Seriously though, this should be easy to approximate? The variable to account for will be the difference in elemental damage against a fleshy target (since we’re all going to be lighting up the target dummy, I imagine) between fire and shock.
Assuming (grain of salt here, but I think the numbers for this are correct) the wiki is corect, shock has a multiplier of 1 against flesh (no alteration), where fire has a 1.75 multiplier against flesh. If I hit the target dummy for 100 shock damage, and the fire from Electrical Burn is hitting for 175, we would know that the fire is hitting for 100% of the value of the shock damage (and getting the buff due to the target’s health type). We could confirm against the stationary turret in Opportunity to observe a burn damage of 40 against the armored target.
Let me re-run some tests here.
edit - short version, I think the fire damage is one third of the shock damage that spawned it. If I go to Normal mode, burn damage is about half the electrocute damage that triggers it. Because the target is flesh, the fire damage gets a “free” 1.5 multiplier; if I back that out to derive the value of the original fire damage value, I get a value that’s about a third of the electrocute damage.

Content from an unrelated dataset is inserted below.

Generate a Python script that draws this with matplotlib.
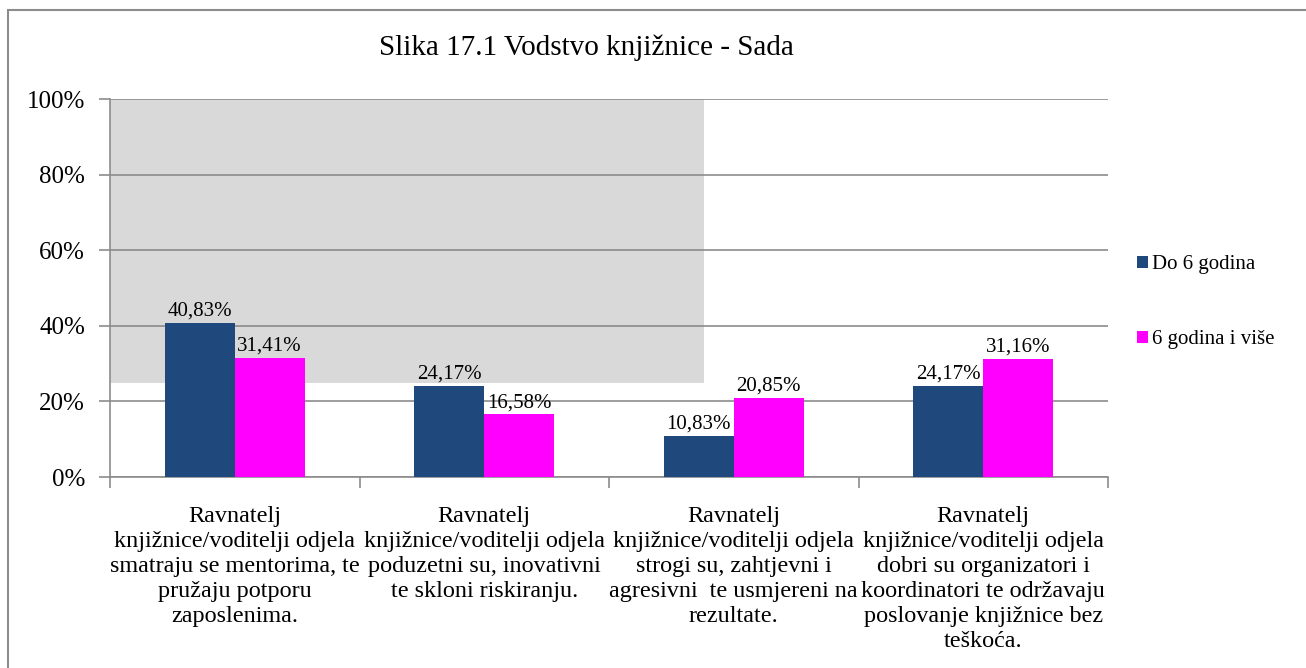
import matplotlib
matplotlib.use("Agg")
import matplotlib.pyplot as plt
import matplotlib.patches as mpatches
import numpy as np

categories = [
    "Ravnatelj\nknjižnice/voditelji odjela\nsmatraju se mentorima, te\npružaju potporu\nzaposlenima.",
    "Ravnatelj\nknjižnice/voditelji odjela\npoduzetni su, inovativni\nte skloni riskiranju.",
    "Ravnatelj\nknjižnice/voditelji odjela\nstrogi su, zahtjevni i\nagresivni  te usmjereni na\nrezultate.",
    "Ravnatelj\nknjižnice/voditelji odjela\ndobri su organizatori i\nkoordinatori te održavaju\nposlovanje knjižnice bez\nteškoća.",
]
series_names = ["Do 6 godina", "6 godina i više"]
do6 = [40.83, 24.17, 10.83, 24.17]
vise6 = [31.41, 16.58, 20.85, 31.16]
colors = ["#1F497D", "#FF00FF"]
title = "Slika 17.1 Vodstvo knjižnice - Sada"
yticks = [0, 20, 40, 60, 80, 100]

plt.rcParams['font.family'] = ['Liberation Serif', 'DejaVu Serif']

fig = plt.figure(figsize=(13.06, 6.68), dpi=100)
W, H = 1306, 668
ax = fig.add_axes([110 / W, 1 - 477 / H, 998 / W, 378 / H])

# outer chart border
fig.patches.append(mpatches.Rectangle((8 / W, -0.05), 1.2, 1 - 10 / H + 0.05,
                                      transform=fig.transFigure, fill=False,
                                      edgecolor="#8c8c8c", linewidth=1.5))

# gray overlay region (artifact in reference)
ax.add_patch(mpatches.Rectangle((-0.5, 25), 2.38, 75, facecolor="#d9d9d9",
                                edgecolor="none", zorder=0))

x = np.arange(len(categories))
bw = 0.28
b1 = ax.bar(x - bw / 2, do6, bw, color=colors[0], label=series_names[0], zorder=3)
b2 = ax.bar(x + bw / 2, vise6, bw, color=colors[1], label=series_names[1], zorder=3)

for bars, vals in ((b1, do6), (b2, vise6)):
    for r, v in zip(bars, vals):
        ax.text(r.get_x() + r.get_width() / 2, v + 0.6,
                f"{v:.2f}%".replace(".", ","), ha="center", va="bottom",
                fontsize=15, zorder=4)

ax.set_xlim(-0.5, len(categories) - 0.5)
ax.set_ylim(0, 100)
ax.set_yticks(yticks)
ax.set_yticklabels([f"{t}%" for t in yticks], fontsize=18)
ax.yaxis.grid(True, color="#8c8c8c", linewidth=1.2, zorder=1)
ax.set_axisbelow(True)
for s in ("top", "right"):
    ax.spines[s].set_visible(False)
for s in ("left", "bottom"):
    ax.spines[s].set_color("#8c8c8c")
    ax.spines[s].set_linewidth(1.2)
ax.tick_params(axis="y", length=8, color="#8c8c8c", width=1.2, pad=10)
ax.set_xticks(np.arange(-0.5, len(categories), 1.0))
ax.set_xticklabels([])
ax.tick_params(axis="x", length=8, color="#8c8c8c", width=1.2)

for i, c in enumerate(categories):
    ax.text(i, -7.6, c, ha="center", va="top", fontsize=17.4,
            linespacing=1.25, transform=ax.transData)

fig.text(586 / W, 1 - 48 / H, title, ha="center", va="center", fontsize=21)

ax.legend(loc="center left", bbox_to_anchor=(1.010, 0.462), frameon=False,
          fontsize=15, handlelength=0.55, handleheight=0.55, handletextpad=0.2,
          labelspacing=2.7)

fig.savefig("out.png", dpi=100)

If I bring this to Ultimate mode, the fire damage is lower at like 26% of the electrocute damage, which I’m guessing is from the damage scaling (I’m at OP3). I’m not sure how to factor that in. Also, in UVHM, Electrical Burn against armored targets is super low… I was hoping to use this to check my method here, but 51103 electrocute damage was triggering 330 fire damage. Anyway, does that seem like a sound way to calculate this?